Strong winds do tend to make you keep your head down, and you don’t see nearly as much on a windy day as you do in calmer conditions. I didn’t stop for another picture until I met three old friends at Canonbie.

I stopped again when I got to Hollows Bridge. After the recent rain, there is a bit more water running down the river at the moment . . .

. . .and since we had been talking about Archimedes screws with Mike and Anne over coffee in the morning, I thought it would be a good idea to take a picture of our local example putting some of that flow of water to good use.

In spite of snowdrops, it definitely isn’t spring yet . . .

. . . but there was still colour of sorts to be seen as I cycled along the old main road.

I will be keeping an eye on this larch on the banks of the Esk . . .

. . . because it is one of my favourite spring shots. However, looking at my records, I see that I may have to wait two months before it produces its flowers, so I am not getting too excited just yet.

I found Mrs Tootlepedal busy in the garden when I got home, and while she worked, I wandered along the snowdrop path at the back of the garden . . .

. . . and found the the winter honeysuckle still flowering well in a front bed. . .

I had seen a crocus open in the morning sun, but I couldn’t get a good shot of it, so I have combined a half open shot of a blue crocus taken before my cycle ride with a closed yellow crocus taken when I got home.

We have finished all the oatmeal and raisin biscuits, so I thought that I ought to keep my hand in by making another batch this evening. Practice is needed when new biscuits are attempted, and this lot were not quite so successful as the first try. They had to go back into the oven to get fully baked. They taste all right though.

Finding a flying bird of the day in the few minutes that I had for watching the feeder was difficult, and the only one that I saw managed to get away before I could get a good shot.

Published by tootlepedal

Cyclist, retired teacher, curmudgeon, keen amateur photographer.

23 thoughts on “A welcome and a welcome surprise

  1. The Wauchopedale and other wide views are always breathtaking. You do have crocus for some good color! I have not seen mine yet.

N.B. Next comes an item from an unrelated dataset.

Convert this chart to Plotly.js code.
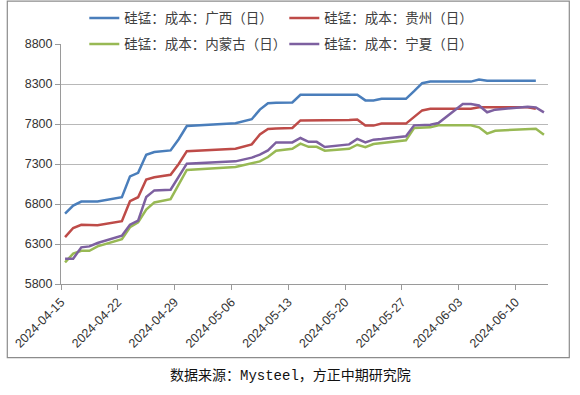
<!DOCTYPE html>
<html><head><meta charset="utf-8">
<script src="https://cdn.plot.ly/plotly-3.0.1.min.js"></script>
<style>html,body{margin:0;padding:0;background:#fff}</style>
</head><body>
<div id="chart" style="width:580px;height:395px"></div>
<script>
// ---- data ----
const dates = ['2024-04-15','2024-04-16','2024-04-17','2024-04-18','2024-04-19',
  '2024-04-22','2024-04-23','2024-04-24','2024-04-25','2024-04-26','2024-04-28',
  '2024-04-29','2024-04-30','2024-05-06','2024-05-07','2024-05-08','2024-05-09',
  '2024-05-10','2024-05-11','2024-05-13','2024-05-14','2024-05-15','2024-05-16',
  '2024-05-17','2024-05-20','2024-05-21','2024-05-22','2024-05-23','2024-05-24',
  '2024-05-27','2024-05-28','2024-05-29','2024-05-30','2024-05-31','2024-06-03',
  '2024-06-04','2024-06-05','2024-06-06','2024-06-07','2024-06-11','2024-06-12',
  '2024-06-13'];
const guangxi = [6680,6780,6830,6830,6830,6885,7145,7190,7415,7450,7470,7610,7775,
  7810,7835,7860,7980,8060,8065,8070,8165,8165,8165,8165,8165,8165,8095,8095,8115,
  8115,8210,8310,8330,8330,8330,8330,8355,8340,8340,8340,8340,null];
const guizhou = [6385,6500,6540,6540,6535,6585,6835,6885,7105,7135,7165,7300,7460,
  7490,7515,7545,7670,7737,7745,7750,7845,7845,7845,7845,7850,7855,7780,7780,7805,
  7805,7890,7970,7990,7990,7990,7990,8008,8008,8008,8008,7990,null];
const neimenggu = [6070,6180,6215,6215,6270,6360,6510,6570,6730,6820,6860,7040,7225,
  7262,7285,7308,7333,7387,7466,7490,7554,7515,7515,7466,7490,7541,7510,7550,7562,
  7596,7750,7755,7758,7783,7783,7783,7758,7680,7716,7737,7741,7666];
const ningxia = [6116,6116,6258,6270,6312,6404,6541,6591,6887,6970,6979,7140,7304,
  7333,7355,7380,7416,7470,7570,7570,7625,7577,7577,7512,7545,7614,7570,7604,7612,
  7646,7783,7787,7791,7812,8050,8050,8031,7947,7979,8016,8008,7945];
const seriesNames = ['硅锰：成本：广西（日）','硅锰：成本：贵州（日）',
  '硅锰：成本：内蒙古（日）','硅锰：成本：宁夏（日）'];
const seriesColors = ['#4A7EBB','#BE4B48','#98B954','#7D60A0'];
const xStart = '2024-04-15', xEnd = '2024-06-14';
const yTicks = [5800,6300,6800,7300,7800,8300,8800];
const caption = '数据来源：Mysteel，方正中期研究院';

// ---- layout geometry (pixels) ----
const W = 580, H = 395;
const L = 60.7, R = 547.7, T = 44.3, B = 284.3;
const px = x => (x - L) / (R - L);
const py = y => (B - y) / (B - T);

// Excel date axis: each point sits in the middle of its day
const xs = dates.map(d => d + ' 12:00');

const traceFor = (vals, i, legend) => ({
  x: xs, y: vals, type: 'scatter', mode: 'lines', name: seriesNames[i],
  line: {color: seriesColors[i], width: 2.5}, connectgaps: false,
  legend: legend, hoverinfo: 'skip'
});
const data = [
  traceFor(guangxi, 0, 'legend'),
  traceFor(guizhou, 1, 'legend'),
  traceFor(neimenggu, 2, 'legend2'),
  traceFor(ningxia, 3, 'legend2')
];

const legendBase = {
  orientation: 'h', xanchor: 'left', yanchor: 'middle',
  bgcolor: 'rgba(0,0,0,0)', borderwidth: 0,
  font: {family: 'Noto Sans CJK SC, sans-serif', size: 13.5, color: '#404040'},
  entrywidth: 155, entrywidthmode: 'pixels', itemwidth: 30
};

const layout = {
  width: W, height: H,
  margin: {l: L, r: W - R, t: T, b: H - B, pad: 0, autoexpand: false},
  paper_bgcolor: '#fff', plot_bgcolor: 'rgba(0,0,0,0)',
  showlegend: true,
  legend: Object.assign({}, legendBase, {x: px(84), y: py(18.5)}),
  legend2: Object.assign({}, legendBase, {x: px(84), y: py(44.5)}),
  xaxis: {
    type: 'date', range: [xStart, xEnd], fixedrange: true,
    tick0: xStart, dtick: 7 * 86400000, tickformat: '%Y-%m-%d',
    tickangle: -45, ticks: 'outside', ticklen: 5, tickcolor: '#9a9a9a',
    showline: true, linecolor: '#9a9a9a', linewidth: 1,
    showgrid: false, zeroline: false, automargin: false,
    tickfont: {family: 'Liberation Sans, Arial, sans-serif', size: 12.5, color: '#333'}
  },
  yaxis: {
    range: [5800, 8800], fixedrange: true, automargin: false,
    tickvals: yTicks, ticktext: yTicks.map(String),
    ticks: 'outside', ticklen: 5, tickcolor: '#9a9a9a',
    showline: true, linecolor: '#9a9a9a', linewidth: 1,
    showgrid: true, gridcolor: '#b8b8b8', gridwidth: 1, zeroline: false,
    tickfont: {family: 'Liberation Sans, Arial, sans-serif', size: 12.5, color: '#333'}
  },
  shapes: [{
    type: 'rect', xref: 'paper', yref: 'paper', layer: 'below',
    x0: px(7), x1: px(569), y0: py(358), y1: py(1.5),
    line: {color: '#8c8c8c', width: 1.2}, fillcolor: 'rgba(0,0,0,0)'
  }],
  annotations: [{
    xref: 'paper', yref: 'paper', x: px(290), y: py(376),
    xanchor: 'center', yanchor: 'middle', showarrow: false,
    text: caption,
    font: {family: 'Liberation Mono, Noto Sans CJK SC, monospace', size: 14, color: '#111'}
  }]
};

Plotly.newPlot('chart', data, layout, {staticPlot: true, displayModeBar: false});
</script>
</body></html>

    It was dry and partly cloudy here today, and we may get a colorful sundown yet.

  2. The flowers were beautiful to see, especially in February.
    I’ve never seen the eyes of highland cattle, so that was a surprise. Maybe that one went in for a trim.
    The wind turbines bother a lot of people but I like seeing them. They’re so huge.

  3. What is that Archemedies screw being used for? I don’t recall ever seeing one of those in all my long life. Very interesting. You always share such interesting stuff. Thank you! Best from New Jersey, USA

    1. The Archimedes Screw is generating electricity. It uses water coming from the river down a channel built for the time when the mill had a water wheel.

  4. The wind blew you in the right direction to get some lovely photos of the views and the cattle. The snowdrop path looks really pretty.

  5. A tootle in the day makes for a very rewarding one. It gives you much more energy and instills a positive frame of mind. At least that is how it affects me. Such a mild winter and I am limited to my own bike to nowhere. Which, I am sad to say fails to instill the same type of positivity. Thanks for sharing. Cheers.

  6. So good to see your Canonbie friends. We are not doing so well here. January, normally a month of rain measured in feet rather than inches provided a mere eight inches. This month has been utterly dry so far. I am dreading the coming summer if this continues.

  7. I think I need to buy two bags of 100 snowdrops each and make a snowdrop path. I read that Galanthus nivalis is the one that naturalizes best. The path is just beautiful.